REQUIREMENT
Copy the data precisely, character for character, and leave out every picture.

GIVEN MATERIAL

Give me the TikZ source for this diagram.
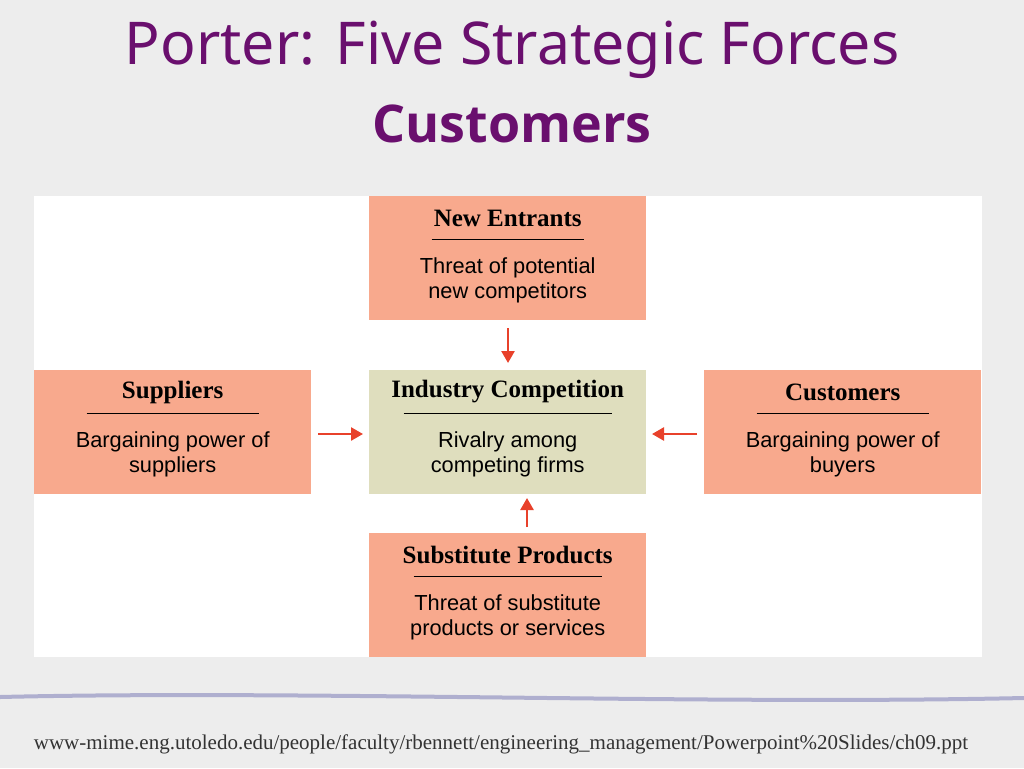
\documentclass[tikz,border=0pt]{standalone}
\usepackage{fontspec}
\setmainfont{Liberation Sans}
\newfontfamily\headf{Liberation Serif}
\newfontfamily\titf{Noto Sans}
\newfontfamily\titb{Open Sans}
\usetikzlibrary{arrows.meta}
\definecolor{salmon}{HTML}{F8A98D}
\definecolor{khaki}{HTML}{DFDEBE}
\definecolor{arr}{HTML}{E8412B}
\definecolor{purp}{HTML}{6A0F6E}
\definecolor{bg}{HTML}{EDEDED}
\tikzset{
 box/.style={fill=#1,minimum width=277pt,minimum height=124pt,anchor=north west,inner sep=0},
 hd/.style={font=\headf\bfseries\fontsize{25}{27}\selectfont},
 bd/.style={font=\fontsize{21.8}{25}\selectfont,align=center},
 ar/.style={arr,line width=2.5pt,-{Triangle[width=13pt,length=12pt]}}
}
\begin{document}
\begin{tikzpicture}[x=1pt,y=-1pt]
\fill[bg] (0,0) rectangle (1024,768);
\useasboundingbox (0,0) rectangle (1024,768);
\fill[white] (34,196) rectangle (982,657);
\node[text=purp,font=\titf\fontsize{59}{62}\selectfont] (t1) at (512,50) {Porter: Five Strategic Forces};
\node[text=purp,font=\titb\bfseries\fontsize{52}{56}\selectfont] (t2) at (512,124) {Customers};
\foreach \n/\x/\y/\c/\h/\w/\a/\b in {ne/369/196/salmon/New Entrants/152/Threat of potential/new competitors,
 su/34/370/salmon/Suppliers/172/Bargaining power of/suppliers,
 ic/369/370/khaki/Industry Competition/208/Rivalry among/competing firms,
 cu/704/370/salmon/Customers/172/Bargaining power of/buyers,
 sp/369/533/salmon/Substitute Products/188/Threat of substitute/products or services}{
 \node[box=\c] (\n) at (\x,\y) {};
 \node[hd] (\n h) at ([yshift=-22]\n.north) {\h};
 \draw[line width=1pt] ([xshift=-\w/2,yshift=-43]\n.north) -- ([xshift=\w/2,yshift=-43]\n.north);
 \node[bd] (\n b) at ([yshift=-84]\n.north) {\a\\\b};
}
\draw[ar] (508,328) -- (508,363);
\draw[ar] (527,527) -- (527,498);
\draw[ar] (318,434) -- (363,434);
\draw[ar] (697,434) -- (652,434);
\draw[line width=4pt,color=blue!25!gray!50] (0,697) .. controls (300,690) and (700,705) .. (1024,698);
\node[font=\headf\fontsize{21}{23}\selectfont,text=black!80] (ft) at (501,744) {www-mime.eng.utoledo.edu/people/faculty/rbennett/engineering\_management/Powerpoint\%20Slides/ch09.ppt};
\end{tikzpicture}
\end{document}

THE SOLUTION
Give me the TikZ source for this diagram.
\documentclass[tikz,border=0pt]{standalone}
\usepackage{fontspec}
\setmainfont{Liberation Sans}
\newfontfamily\headf{Liberation Serif}
\newfontfamily\titf{Noto Sans}
\newfontfamily\titb{Open Sans}
\usetikzlibrary{arrows.meta}
\definecolor{salmon}{HTML}{F8A98D}
\definecolor{khaki}{HTML}{DFDEBE}
\definecolor{arr}{HTML}{E8412B}
\definecolor{purp}{HTML}{6A0F6E}
\definecolor{bg}{HTML}{EDEDED}
\tikzset{
 box/.style={fill=#1,minimum width=277pt,minimum height=124pt,anchor=north west,inner sep=0},
 hd/.style={font=\headf\bfseries\fontsize{25}{27}\selectfont},
 bd/.style={font=\fontsize{21.8}{25}\selectfont,align=center},
 ar/.style={arr,line width=2.5pt,-{Triangle[width=13pt,length=12pt]}}
}
\begin{document}
\begin{tikzpicture}[x=1pt,y=-1pt]
\fill[bg] (0,0) rectangle (1024,768);
\useasboundingbox (0,0) rectangle (1024,768);
\fill[white] (34,196) rectangle (982,657);
\node[text=purp,font=\titf\fontsize{59}{62}\selectfont] (t1) at (512,50) {Porter: Five Strategic Forces};
\node[text=purp,font=\titb\bfseries\fontsize{52}{56}\selectfont] (t2) at (512,124) {Customers};
\foreach \n/\x/\y/\c/\h/\w/\a/\b in {ne/369/196/salmon/New Entrants/152/Threat of potential/new competitors,
 su/34/370/salmon/Suppliers/172/Bargaining power of/suppliers,
 ic/369/370/khaki/Industry Competition/208/Rivalry among/competing firms,
 cu/704/370/salmon/Customers/172/Bargaining power of/buyers,
 sp/369/533/salmon/Substitute Products/188/Threat of substitute/products or services}{
 \node[box=\c] (\n) at (\x,\y) {};
 \node[hd] (\n h) at ([yshift=-22]\n.north) {\h};
 \draw[line width=1pt] ([xshift=-\w/2,yshift=-43]\n.north) -- ([xshift=\w/2,yshift=-43]\n.north);
 \node[bd] (\n b) at ([yshift=-84]\n.north) {\a\\\b};
}
\draw[ar] (508,328) -- (508,363);
\draw[ar] (527,527) -- (527,498);
\draw[ar] (318,434) -- (363,434);
\draw[ar] (697,434) -- (652,434);
\draw[line width=4pt,color=blue!25!gray!50] (0,697) .. controls (300,690) and (700,705) .. (1024,698);
\node[font=\headf\fontsize{21}{23}\selectfont,text=black!80] (ft) at (501,744) {www-mime.eng.utoledo.edu/people/faculty/rbennett/engineering\_management/Powerpoint\%20Slides/ch09.ppt};
\end{tikzpicture}
\end{document}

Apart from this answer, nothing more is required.